The lion’s share will go to big competitors such as Finland’s Wartsila Oyj, Sweden’s Alfa Laval AB and Norway’s Yara Marine Technologies.
Yara said it had more than 400 scrubber inquiries last year, up from 100 in 2016; inquiries exceeded 100 in the first two months of 2018. “Shipping is waking up to fundamental change,” said Thomas Koniordos, Yara’s senior vice president for environmental solutions. He declined to say how many orders Yara has in place.
A study commissioned by the IMO says about 6.7% of the global commercial fleet, or around 4,000 ships, will be using scrubbers after 2020.
Executives at shipyards in China and Korea, where roughly 1,500 vessels of all types are being built or retrofitted to comply with the new rules, say about one-quarter are fitted with scrubbers.
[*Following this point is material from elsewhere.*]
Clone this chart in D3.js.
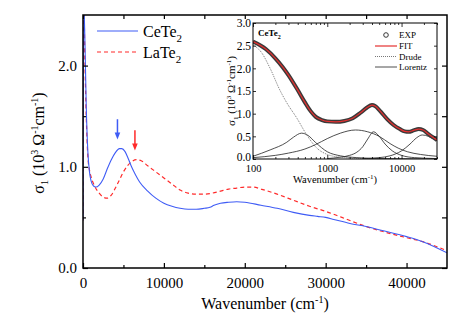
<!DOCTYPE html>
<html><head><meta charset="utf-8">
<script src="https://cdn.jsdelivr.net/npm/d3@7"></script>
<style>body{margin:0;background:#fff}svg{display:block;font-family:"Liberation Serif","Times New Roman",serif}</style>
</head><body><svg id="c" width="464" height="329"></svg>
<script>
// ---------- main panel data ----------
const ceTe2 = [[0,0.47],[100,2.6],[250,2.2],[400,1.6],[600,1.15],[800,0.95],[1000,0.86],[1300,0.81],[1600,0.80],[2000,0.82],[2500,0.88],[3000,0.98],[3500,1.07],[4000,1.14],[4500,1.18],[4800,1.18],[5200,1.15],[5600,1.08],[6000,1.0],[6500,0.92],[7000,0.85],[8000,0.76],[9000,0.69],[10000,0.64],[11000,0.61],[12000,0.59],[13000,0.58],[14000,0.58],[15000,0.59],[15700,0.60],[16200,0.62],[17000,0.64],[18000,0.65],[19000,0.655],[20000,0.65],[22000,0.62],[24000,0.59],[26000,0.55],[28000,0.52],[29000,0.51],[30000,0.50],[31000,0.48],[33000,0.44],[35000,0.41],[37000,0.37],[40000,0.31],[42000,0.26],[45000,0.15]];
const laTe2 = [[0,0.47],[100,2.6],[250,2.0],[400,1.5],[600,1.1],[800,0.97],[1000,0.9],[1500,0.80],[2000,0.74],[2500,0.70],[3000,0.69],[3500,0.72],[4000,0.79],[4500,0.87],[5000,0.95],[5500,1.01],[6000,1.05],[6600,1.07],[7200,1.06],[8000,1.01],[9000,0.95],[10000,0.89],[11000,0.83],[12000,0.77],[13000,0.74],[14000,0.73],[15000,0.73],[16000,0.74],[17000,0.76],[18000,0.78],[19000,0.79],[20000,0.80],[21000,0.80],[22000,0.78],[24000,0.73],[26000,0.67],[28000,0.61],[30000,0.56],[32000,0.50],[35000,0.41],[38000,0.34],[40000,0.30],[42000,0.26],[45000,0.17]];
const xTicksMain = [0,10000,20000,30000,40000];
const xMinorMain = [5000,15000,25000,35000];
const yTicksMain = [0,1,2];
const yMinorMain = [0.5,1.5];
const arrowsMain = [{name:"CeTe2",x:4260,y0:1.47,y1:1.27},{name:"LaTe2",x:6420,y0:1.36,y1:1.16}];

// ---------- inset data ----------
const expFit = [[100,2.59],[150,2.42],[200,2.22],[250,2.03],[300,1.85],[400,1.52],[500,1.25],[600,1.05],[700,0.93],[850,0.86],[1000,0.83],[1300,0.82],[1700,0.84],[2200,0.90],[2800,1.02],[3400,1.13],[4000,1.19],[4400,1.17],[5200,1.05],[6400,0.88],[7800,0.75],[9500,0.66],[11000,0.61],[12500,0.60],[14500,0.63],[17000,0.66],[19500,0.64],[23000,0.55],[27000,0.47],[30000,0.42]];
const drude = [[100,2.52],[130,2.35],[170,2.0],[230,1.52],[285,1.24],[390,0.90],[530,0.53],[725,0.24],[1000,0.10],[1500,0.04],[3000,0.01],[30000,0.0]];
const lorentz1 = [[100,0.06],[170,0.2],[285,0.37],[350,0.48],[450,0.57],[550,0.52],[700,0.36],[1000,0.16],[1500,0.07],[2500,0.03],[5000,0.01],[30000,0.0]];
const lorentz2 = [[100,0.03],[200,0.08],[300,0.13],[500,0.22],[700,0.32],[1000,0.45],[1500,0.57],[2400,0.64],[3500,0.60],[5000,0.50],[7000,0.34],[9000,0.24],[12000,0.16],[18000,0.10],[30000,0.06]];
const lorentz3 = [[1000,0.01],[1500,0.04],[2000,0.08],[2500,0.15],[3000,0.27],[3500,0.44],[4200,0.60],[5000,0.50],[6000,0.33],[7500,0.18],[10000,0.08],[15000,0.03],[30000,0.01]];
const lorentz4 = [[3000,0.01],[5000,0.03],[7000,0.07],[10000,0.18],[13000,0.33],[16000,0.47],[19000,0.53],[23000,0.50],[27000,0.44],[30000,0.40]];
const xTicksInset = [100,1000,10000];
const xMinorInset = [200,300,400,500,600,700,800,900,2000,3000,4000,5000,6000,7000,8000,9000,20000,30000];
const yTicksInset = [0,0.5,1,1.5,2,2.5,3];

const BLUE = "#3f5cf5", RED = "#ff2a2a";
const svg = d3.select("#c");

// ---------- main scales ----------
const x = d3.scaleLinear().domain([0,45000]).range([83,447]);
const y = d3.scaleLinear().domain([0,2.5]).range([268,15]);

svg.append("clipPath").attr("id","mclip").append("rect")
  .attr("x",83).attr("y",15).attr("width",364).attr("height",253);

const line = d3.line().x(d=>x(d[0])).y(d=>y(d[1])).curve(d3.curveMonotoneX);
const g = svg.append("g").attr("clip-path","url(#mclip)");
g.append("path").datum(laTe2).attr("d",line).attr("fill","none").attr("stroke",RED).attr("stroke-width",1.2).attr("stroke-dasharray","4,3");
g.append("path").datum(ceTe2).attr("d",line).attr("fill","none").attr("stroke",BLUE).attr("stroke-width",1.1);

const gx = svg.append("g").attr("transform","translate(0,268)")
  .call(d3.axisBottom(x).tickValues(xTicksMain).tickSize(-5).tickPadding(9).tickFormat(d3.format("d")));
const gxm = svg.append("g").attr("transform","translate(0,268)")
  .call(d3.axisBottom(x).tickValues(xMinorMain).tickSize(-3).tickFormat(""));
const gxt = svg.append("g").attr("transform","translate(0,15)")
  .call(d3.axisTop(x).tickValues(xTicksMain.concat(xMinorMain)).tickSize(-4).tickFormat(""));
const gy = svg.append("g").attr("transform","translate(83,0)")
  .call(d3.axisLeft(y).tickValues(yTicksMain).tickSize(-5).tickPadding(6).tickFormat(d3.format(".1f")));
const gym = svg.append("g").attr("transform","translate(83,0)")
  .call(d3.axisLeft(y).tickValues(yMinorMain).tickSize(-3).tickFormat(""));
const gyr = svg.append("g").attr("transform","translate(447,0)")
  .call(d3.axisRight(y).tickValues(yTicksMain.concat(yMinorMain)).tickSize(-5).tickFormat(""));
[gx,gxm,gxt,gy,gym,gyr].forEach(a=>{
  a.select(".domain").remove();
  a.selectAll("line").attr("stroke","#000").attr("stroke-width",1.2);
  a.selectAll("text").attr("font-family","Liberation Serif").attr("font-size",15).attr("fill","#000");
});
svg.append("rect").attr("x",83).attr("y",15).attr("width",364).attr("height",253)
  .attr("fill","none").attr("stroke","#000").attr("stroke-width",1.5);

// axis titles
const xt = svg.append("text").attr("x",265).attr("y",309).attr("text-anchor","middle").attr("font-size",16);
xt.append("tspan").text("Wavenumber (cm");
xt.append("tspan").attr("dy",-6).attr("font-size",10).text("-1");
xt.append("tspan").attr("dy",6).text(")");

const yt = svg.append("text").attr("transform","translate(44,143) rotate(-90)").attr("text-anchor","middle").attr("font-size",16);
yt.append("tspan").text("σ");
yt.append("tspan").attr("dy",4).attr("font-size",10).text("1");
yt.append("tspan").attr("dy",-4).text(" (10");
yt.append("tspan").attr("dy",-6).attr("font-size",10).text("3");
yt.append("tspan").attr("dy",6).text(" Ω");
yt.append("tspan").attr("dy",-6).attr("font-size",10).text("-1");
yt.append("tspan").attr("dy",6).text("cm");
yt.append("tspan").attr("dy",-6).attr("font-size",10).text("-1");
yt.append("tspan").attr("dy",6).text(")");

// legend
const legend = [{name:"CeTe",color:BLUE,dash:null,ly:31},{name:"LaTe",color:RED,dash:"4,3",ly:52}];
legend.forEach(l=>{
  svg.append("line").attr("x1",97).attr("x2",138).attr("y1",l.ly).attr("y2",l.ly)
    .attr("stroke",l.color).attr("stroke-width",1.2).attr("stroke-dasharray",l.dash);
  const t = svg.append("text").attr("x",143).attr("y",l.ly+6).attr("font-size",16);
  t.append("tspan").text(l.name);
  t.append("tspan").attr("dy",5).attr("font-size",11).text("2");
});

// arrows
arrowsMain.forEach((a,i)=>{
  const c = i===0?BLUE:RED;
  const px = x(a.x), py0 = y(a.y0), py1 = y(a.y1);
  svg.append("line").attr("x1",px).attr("x2",px).attr("y1",py0).attr("y2",py1-5).attr("stroke",c).attr("stroke-width",1.5);
  svg.append("path").attr("d",`M${px-2.8},${py1-7}L${px+2.8},${py1-7}L${px},${py1}Z`).attr("fill",c);
});

// ---------- inset ----------
const xi = d3.scaleLog().domain([100,30000]).range([253,437]);
const yi = d3.scaleLinear().domain([0,3]).range([159,23]);
svg.append("rect").attr("x",253).attr("y",23).attr("width",184).attr("height",136).attr("fill","#fff");
svg.append("clipPath").attr("id","iclip").append("rect").attr("x",253).attr("y",23).attr("width",184).attr("height",136);
const li = d3.line().x(d=>xi(d[0])).y(d=>yi(d[1])).curve(d3.curveMonotoneX);
const gi = svg.append("g").attr("clip-path","url(#iclip)");
[lorentz1,lorentz2,lorentz3,lorentz4].forEach(s=>{
  gi.append("path").datum(s).attr("d",li).attr("fill","none").attr("stroke","#222").attr("stroke-width",0.8);
});
gi.append("path").datum(drude).attr("d",li).attr("fill","none").attr("stroke","#555").attr("stroke-width",0.8).attr("stroke-dasharray","1,1");
gi.append("path").datum(expFit).attr("d",li).attr("fill","none").attr("stroke","#3a3a3a").attr("stroke-width",4);
gi.append("path").datum(expFit).attr("d",li).attr("fill","none").attr("stroke","#e53030").attr("stroke-width",1.2);

const ix = svg.append("g").attr("transform","translate(0,159)")
  .call(d3.axisBottom(xi).tickValues(xTicksInset).tickSize(-4).tickPadding(6).tickFormat(d3.format("d")));
const ixm = svg.append("g").attr("transform","translate(0,159)")
  .call(d3.axisBottom(xi).tickValues(xMinorInset).tickSize(-2).tickFormat(""));
const ixt = svg.append("g").attr("transform","translate(0,23)")
  .call(d3.axisTop(xi).tickValues(xTicksInset).tickSize(-4).tickFormat(""));
const ixtm = svg.append("g").attr("transform","translate(0,23)")
  .call(d3.axisTop(xi).tickValues(xMinorInset).tickSize(-2).tickFormat(""));
const iy = svg.append("g").attr("transform","translate(253,0)")
  .call(d3.axisLeft(yi).tickValues(yTicksInset).tickSize(-3).tickPadding(2).tickFormat(d3.format(".1f")));
const iyr = svg.append("g").attr("transform","translate(437,0)")
  .call(d3.axisRight(yi).tickValues(yTicksInset).tickSize(-3).tickFormat(""));
[ix,ixm,ixt,ixtm,iy,iyr].forEach(a=>{
  a.select(".domain").remove();
  a.selectAll("line").attr("stroke","#000").attr("stroke-width",0.8);
  a.selectAll("text").attr("font-family","Liberation Serif").attr("fill","#000");
});
ix.selectAll("text").attr("font-size",10.5);
iy.selectAll("text").attr("font-size",11.5);
iy.selectAll(".tick").filter(d=>d===0).select("text").attr("dy","0.1em");
svg.append("rect").attr("x",253).attr("y",23).attr("width",184).attr("height",136)
  .attr("fill","none").attr("stroke","#000").attr("stroke-width",1);

const ixT = svg.append("text").attr("x",335).attr("y",183).attr("text-anchor","middle").attr("font-size",10.5);
ixT.append("tspan").text("Wavenumber (cm");
ixT.append("tspan").attr("dy",-4).attr("font-size",7).text("-1");
ixT.append("tspan").attr("dy",4).text(")");

const iyT = svg.append("text").attr("transform","translate(235,91) rotate(-90)").attr("text-anchor","middle").attr("font-size",11);
iyT.append("tspan").text("σ");
iyT.append("tspan").attr("dy",3).attr("font-size",7).text("1");
iyT.append("tspan").attr("dy",-3).text(" (10");
iyT.append("tspan").attr("dy",-4).attr("font-size",7).text("3");
iyT.append("tspan").attr("dy",4).text(" Ω");
iyT.append("tspan").attr("dy",-4).attr("font-size",7).text("-1");
iyT.append("tspan").attr("dy",4).text("cm");
iyT.append("tspan").attr("dy",-4).attr("font-size",7).text("-1");
iyT.append("tspan").attr("dy",4).text(")");

const cl = svg.append("text").attr("x",258).attr("y",36).attr("font-size",9).attr("font-weight","bold");
cl.append("tspan").text("CeTe");
cl.append("tspan").attr("dy",3).attr("font-size",6).text("2");

// inset legend
const ilg = [{name:"EXP",kind:"circle",ly:35},{name:"FIT",kind:"fit",ly:46},{name:"Drude",kind:"drude",ly:56.5},{name:"Lorentz",kind:"lorentz",ly:67}];
ilg.forEach(l=>{
  if(l.kind==="circle"){
    svg.append("circle").attr("cx",386).attr("cy",l.ly).attr("r",2.3).attr("fill","none").attr("stroke","#222").attr("stroke-width",0.9);
  } else {
    svg.append("line").attr("x1",375).attr("x2",397).attr("y1",l.ly).attr("y2",l.ly)
      .attr("stroke", l.kind==="fit"?"#e53030":(l.kind==="drude"?"#555":"#222"))
      .attr("stroke-width", l.kind==="fit"?1.2:0.8)
      .attr("stroke-dasharray", l.kind==="drude"?"1,1":null);
  }
  svg.append("text").attr("x",399).attr("y",l.ly+3).attr("font-size",9).text(l.name);
});
</script></body></html>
A further 65% are built to use cleaner fuel blends and the remainder are built for other options, including liquefied natural gas.
A scrubber resembles a mini refinery plant. Exhaust from the engine goes through the unit where it is mixed with water, which dissolves sulfur oxides before the treated fumes exit through the ship’s funnels. The used water is then released into the sea or cleaned up and reused, depending on the system.
Adopters absorb a big financial hit. Miami-based Carnival Corp. , the world’s biggest cruise-ship operator, said it has invested $400 million to install scrubbers in 82 of its 102 ships. Sweden’s Stena Line, one of Europe’s largest ferry operators, serving Northern Europe’s low-sulfur zone, in 2014 said it had to shed about 30% of its workforce to pay for scrubbers.
Scrubber-industry executives say despite the high upfront cost, the devices substantially cut operating expenses.
Peter Leifland, Alfa Laval’s executive vice president, said a very large crude carrier, or VLCC, would spend $9 million a year using low-sulfur fuel mixes, but a $3.7 million scrubber system would cut the annual fuel cost to $7 million plus an annual service fee of as much as $75,000.
“The payback time is around two years, which is quite short, considering the scrubbers will last for the ship’s lifetime” he said.
VLCCs have an average lifetime of about 20 years.
Shipyard officials in China and Korea, where the bulk of new VLCCs are built, said 35 of the roughly 50 such vessels ordered last year will have scrubbers.
Maersk Line, a subsidiary of Danish shipping company A.P. Moller-Maersk AS, says it is keeping its options open, but adds that using cleaner fuels is the preferred choice for much of its fleet, expecting the cost to gradually decline as refiners increase output.
Maersk, with a fleet of more than 770 vessels, initially expects the cleaner fuels will add around $2 billion to its average $3.3 billion annual fuel bill. Executives said the onus should be on refineries, not shipowners, to deal with the fuel issue, although scrubbers remain an option.